In New York, more than 800,000 noncitizens and “Dreamers” — those brought to the U.S. as children — would be empowered to vote under its new law. A similar proposal is on the November ballot in Oakland, a city of about 420,000 across the bay from San Francisco. The city council in the District of Columbia, a city of more than 700,000, voted just this month to allow noncitizen voting.
State Rep. Bill Seitz, one of the Republican co-sponsors of the Ohio legislation that advanced the noncitizen prohibition onto the ballot, said it is particularly important for Ohio to act because its cities have the ability to tax people who work, but do not live, there.
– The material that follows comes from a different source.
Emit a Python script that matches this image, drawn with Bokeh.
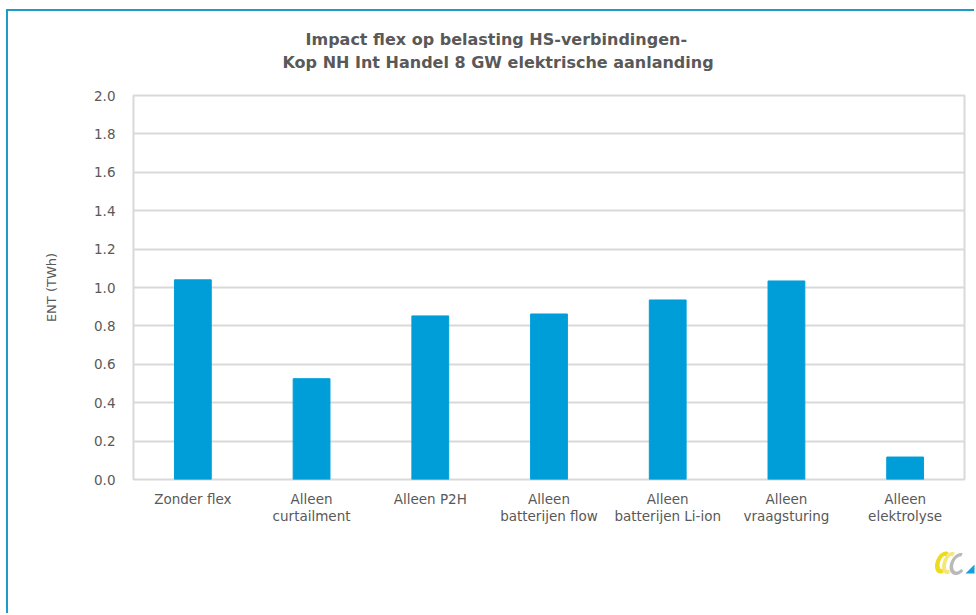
import math

from bokeh.plotting import figure
from bokeh.layouts import column, row
from bokeh.models import FixedTicker, Title, CustomJSTickFormatter, Range1d, Spacer
from bokeh.embed import file_html
from bokeh.resources import INLINE

categories = [
    "Zonder flex",
    "Alleen\ncurtailment",
    "Alleen P2H",
    "Alleen\nbatterijen flow",
    "Alleen\nbatterijen Li-ion",
    "Alleen\nvraagsturing",
    "Alleen\nelektrolyse",
]
ent_twh = [1.04, 0.525, 0.852, 0.862, 0.935, 1.034, 0.117]
y_ticks = [0.0, 0.2, 0.4, 0.6, 0.8, 1.0, 1.2, 1.4, 1.6, 1.8, 2.0]

title_lines = [
    "Impact flex op belasting HS-verbindingen-",
    "Kop NH Int Handel 8 GW elektrische aanlanding",
]

FONT = "DejaVu Sans"
TEXT = "#595959"
GRID = "#d9d9d9"
BAR = "#009ed9"
FRAME_BLUE = "#1f9bc8"
EDGE = f"2px solid {FRAME_BLUE}"

W, H = 968, 537
p = figure(
    x_range=categories,
    y_range=Range1d(0, 2.0),
    width=W,
    height=H,
    output_backend="svg",
    toolbar_location=None,
    min_border_left=125,
    min_border_right=12,
    min_border_top=84,
    min_border_bottom=69,
    styles={
        "margin-left": "6px",
        "margin-top": "9px",
        "border-left": EDGE,
        "border-top": EDGE,
    },
)

p.vbar(x=categories, top=ent_twh, width=0.31, color=BAR)

# Titles stack outward from the frame: first an empty spacer line that keeps
# the text clear of the plot, then the two title lines, each left-aligned with
# its own shift so that both sit centred over the whole chart.
p.add_layout(
    Title(text=" ", text_font=FONT, text_font_size="16px", standoff=2),
    "above",
)
for line, shift in zip(reversed(title_lines), (149, 172)):
    p.add_layout(
        Title(
            text=line,
            align="left",
            offset=shift,
            text_font=FONT,
            text_font_size="16px",
            text_font_style="bold",
            text_color=TEXT,
            standoff=2,
        ),
        "above",
    )

p.outline_line_color = GRID
p.outline_line_width = 2

p.xgrid.grid_line_color = None
p.ygrid.grid_line_color = GRID
p.ygrid.grid_line_width = 2

p.yaxis.ticker = FixedTicker(ticks=y_ticks)
p.yaxis.formatter = CustomJSTickFormatter(code="return tick.toFixed(1);")
p.yaxis.axis_label = "ENT (TWh)"
p.yaxis.axis_label_standoff = 32
p.yaxis.axis_label_text_font = FONT
p.yaxis.axis_label_text_font_size = "13px"
p.yaxis.axis_label_text_font_style = "normal"
p.yaxis.axis_label_text_color = TEXT

for ax in (p.xaxis, p.yaxis):
    ax.axis_line_color = None
    ax.major_tick_line_color = None
    ax.minor_tick_line_color = None
    ax.major_label_text_font = FONT
    ax.major_label_text_font_size = "13.5px"
    ax.major_label_text_color = TEXT

p.yaxis.major_label_standoff = 12
p.xaxis.major_label_standoff = 5
p.xaxis.major_label_text_line_height = 1.1

p.background_fill_color = "white"
p.border_fill_color = "white"


# small corner logo: two yellow ribbons, a grey ribbon and a blue arrow head,
# drawn in a tiny figure of its own (pixel coordinates, y pointing down)
LOGO_W, LOGO_H = 44, 67
logo = figure(
    width=LOGO_W,
    height=LOGO_H,
    x_range=Range1d(0, LOGO_W),
    y_range=Range1d(LOGO_H, 0),
    output_backend="svg",
    toolbar_location=None,
    min_border=0,
)
logo.axis.visible = False
logo.grid.visible = False
logo.outline_line_color = None
logo.background_fill_color = "white"
logo.border_fill_color = "white"


def ribbon(cx, cy, rx, ry, thick, a0, a1, slant=0.25, n=40):
    outer, inner = [], []
    for i in range(n + 1):
        a = math.radians(a0 + (a1 - a0) * i / n)
        for r_x, r_y, pts in ((rx, ry, outer), (rx - thick, ry - thick, inner)):
            y = cy - r_y * math.sin(a)
            x = cx + r_x * math.cos(a) + slant * (cy - y)
            pts.append((x, y))
    return outer + inner[::-1]


logo_parts = [
    (ribbon(10.5, 16.0, 7.5, 11, 4.5, 65, 295), "#eedb20"),
    (ribbon(17.0, 16.5, 7.0, 11, 4.0, 65, 295), "#f4e87c"),
    (ribbon(26.0, 17.5, 8.5, 11, 3.5, 80, 320), "#b9b9b9"),
    ([(33.0, 27.0), (42.0, 27.0), (42.0, 18.0)], "#14a0dc"),
]
logo.patches(
    xs=[[x for x, _ in pts] for pts, _ in logo_parts],
    ys=[[y for _, y in pts] for pts, _ in logo_parts],
    fill_color=[c for _, c in logo_parts],
    line_color=None,
)

bottom_strip = row(
    Spacer(width=W - LOGO_W, height=LOGO_H),
    logo,
    styles={"margin-left": "6px", "border-left": EDGE},
)

page = column(p, bottom_strip, spacing=0)

open("out.html", "w").write(file_html(page, INLINE))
“So if these cities pick up the liberal progressive mantra of allowing noncitizens to vote, they will be able to vote not only in their local elections but on increasing the taxes payable by the nonresident workers who commute into the city to work,” he said. “That's why all of us — township residents, folks in the unincorporated area, folks in the rural area — better wake up."
Among U.S. citizens who back the Ohio amendment is Luis Gil, a Republican running for county commissioner in central Ohio. Gil moved to the U.S. from Venezuela when he was 18 and said he never believed in shortcuts to the privileges of citizenship.
“Most immigrants, we don’t think this way,” he said at LaRose's news conference. “We know that we have to earn this. We have to abide by the same rules as everyone, that’s it.”